To turn off keepalive I've tried using -H "Connection: close", --no-keepalive and --keepalive-time 1 and only the first option seems to work but only from client 1.

On client 1 (Ubuntu 16) the connection is not left open but from client 2 (Ubuntu 18) the connection is left open until it times out. I confirm that either by looking at the target server's watch -n 0.1 "netstat -na | fgrep CLIENT_IP_ADDRESS" or by using -vvv on both clients, which on client 1 is always * Closing connection 0 and on client 2 is always * Connection #0 to host www.example.com left intact.

The difference between client 1 and 2 are obviously the Ubuntu version and curl version. What is it that causes the the connection to be closed in client 1 but not in client 2?

I've also found out that if I change my target server to another machine running an old distro with an old apache httpd, whether I send out Connection: close or not doesn't make any difference and keepalive is always used from either of my 2 clients. So I suppose that the target server configuration also plays some role in that.

Edit: To complicate things even further, if from client 1 and 2 I issue requests to the target server via ab then the connection is killed instantly. That is expected because ab uses HTTP/1.0 and not HTTP/1.1. But then, if I target the old distro with apache then in both cases the connection remains open. Which means that, indeed, the receiving end plays a role as well.

Edit 2: I grabbed all /proc/sys/net/ipv4/ settings of both clients via:

for file in /proc/sys/net/ipv4/*
do
  echo "$file $(cat $file)"
done

and these can be found here:

  • U16: https://pastebin.com/GcuuqhvA
  • U18: https://pastebin.com/a2QWReFZ
  • diff: https://pastebin.com/25Ccyz9h

The --no-keepalive option is only useful for TCP keepalive packets, as mentioned in this archived thread on the curl website: https://curl.haxx.se/mail/archive-2013-04/0037.html

Sounds like you'll need to disable HTTP keepalive packets specifically, which would be done on your servers using keepalive_timeout 0; as mentioned in this stackoverflow thread https://stackoverflow.com/questions/24924237/linux-curlnginx-cant-request-with-no-keepalive.

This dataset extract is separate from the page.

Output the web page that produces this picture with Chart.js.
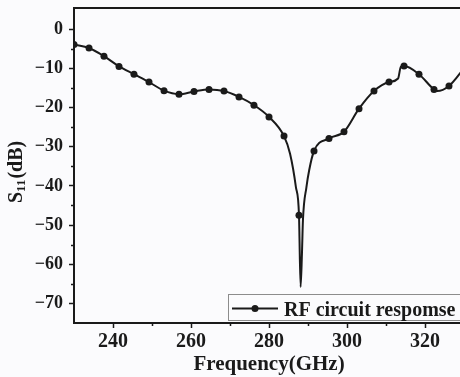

Sorry if the formatting is off, this is my first post :)

Hope that helps!


Per https://everything.curl.dev/usingcurl/persist

curl will always try to keep connections alive and reuse existing connections as far as it can.

Therefore, you cannot use it using the tools as they are.

As @pl-nowlan mentioned in their answer, the only way to do that would be on the server side.